The Photos app’s Memories feature can create a combined video from clips in an album, which does not require downloading anything new. However, it offers minimal control over order, length, and transitions. For any real editing control, iMovie (free and pre-installed or available free from the App Store) is the nearest thing to a no-extra-app solution.
Does Merging Videos Reduce Quality on iPhone?
Not if the export settings match the original clip quality. iMovie and most apps export at the original resolution when the highest quality option is selected. Quality drops happen when the app defaults to a lower export resolution or when clips with different original qualities are combined, since the output standardizes to one format.
How Long Can a Combined Video Be on iPhone?

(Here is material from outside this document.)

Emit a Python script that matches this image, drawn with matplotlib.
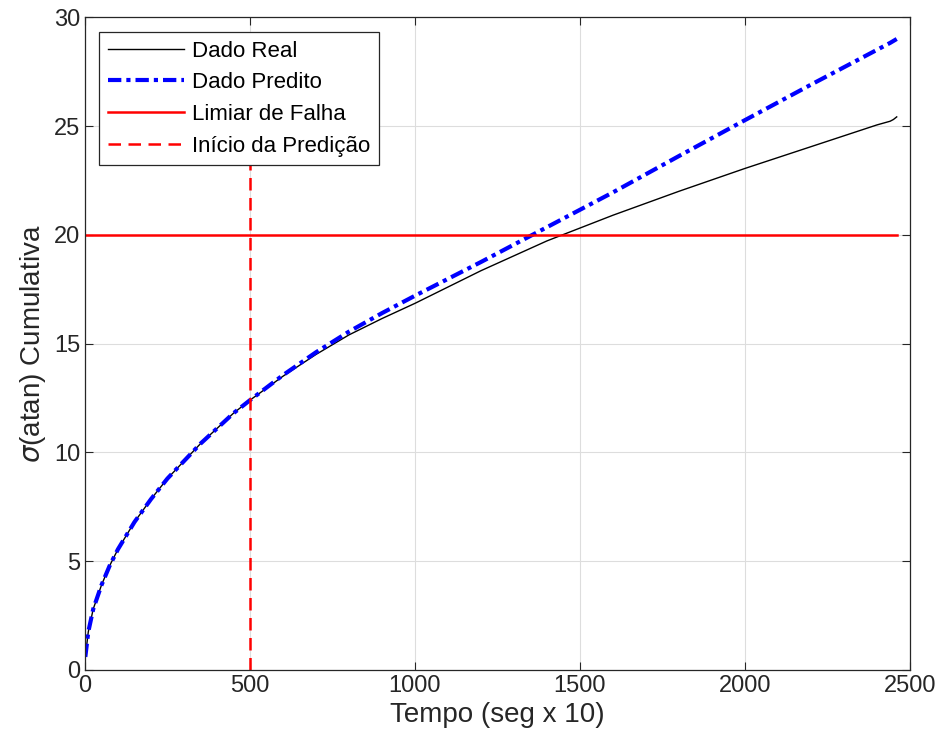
import matplotlib.pyplot as plt
import numpy as np

plt.rcParams['font.family'] = ['Liberation Sans', 'DejaVu Sans']

# tempo (seg x 10)
tempo = [1, 10, 25, 50, 75, 100, 150, 200, 250, 300, 350, 400, 450, 500,
         600, 700, 800, 900, 1000, 1200, 1400, 1600, 1800, 2000, 2200, 2400, 2440, 2450, 2460]
real = [0.6, 1.75, 2.8, 3.9, 4.8, 5.55, 6.8, 7.85, 8.8, 9.6, 10.4, 11.1, 11.8, 12.4,
        13.5, 14.5, 15.4, 16.15, 16.85, 18.35, 19.72, 20.9, 22.0, 23.05, 24.05, 25.05, 25.22, 25.3, 25.42]
predito = [0.6, 1.75, 2.8, 3.9, 4.8, 5.55, 6.8, 7.85, 8.8, 9.6, 10.4, 11.1, 11.8, 12.4,
           13.55, 14.6, 15.55, 16.4, 17.2, 18.75, 20.35, 21.95, 23.62, 25.27, 26.9, 28.5, 28.82, 28.91, 29.0]
limiar = 20
inicio = 500

fig = plt.figure(figsize=(9.4, 7.49), dpi=100)
ax = fig.add_axes([0.0904, 0.1055, 0.8776, 0.8715])

ax.plot(tempo, real, color='black', lw=1, label='Dado Real')
ax.plot(tempo, predito, color='blue', lw=3, ls=(0, (3.2, 1.2, 1, 1.2)), label='Dado Predito')
ax.plot([0, tempo[-1]], [limiar, limiar], color='red', lw=1.8, label='Limiar de Falha')
ax.plot([inicio, inicio], [0, 25], color='red', lw=1.8, ls=(0, (5, 3)), label='Início da Predição')

ax.set_xlim(0, 2500)
ax.set_ylim(0, 30)
ax.set_xticks(np.arange(0, 2501, 500))
ax.set_yticks(np.arange(0, 31, 5))
ax.grid(True, color='#dddddd', lw=0.8)
ax.set_axisbelow(True)
ax.tick_params(direction='in', top=True, right=True, labelsize=17, length=6,
               color='#262626', labelcolor='#262626')
for s in ax.spines.values():
    s.set_color('#262626')
    s.set_linewidth(0.9)

ax.set_xlabel('Tempo (seg x 10)', fontsize=20, color='#262626')
ax.set_ylabel(r'$\sigma$(atan) Cumulativa', fontsize=20, color='#262626')

leg = ax.legend(loc='upper left', fontsize=16, fancybox=False, edgecolor='#262626',
                framealpha=1, handlelength=3.4, handletextpad=0.35, borderaxespad=0.65,
                labelspacing=0.48, borderpad=0.4)
leg.get_frame().set_linewidth(0.9)

plt.savefig('out.png')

iMovie does not impose a fixed time limit on project length, though very long projects slow down on older devices. The practical limit is storage space on the device, since a long combined video at 4K takes significant space. Exporting to iCloud or a computer frees the device storage after the video is saved.
7. Conclusion
How to combine videos on iPhone is most straightforward through iMovie, which handles the full process for free without watermarks and exports at full resolution. For more creative control, CapCut and Videoleap add features that iMovie does not offer.
Keeping clips consistent in orientation, resolution, and frame rate before combining makes the editing process faster and the result cleaner. Most export or quality problems come down to resolution settings and available storage, both adjustable before the final export.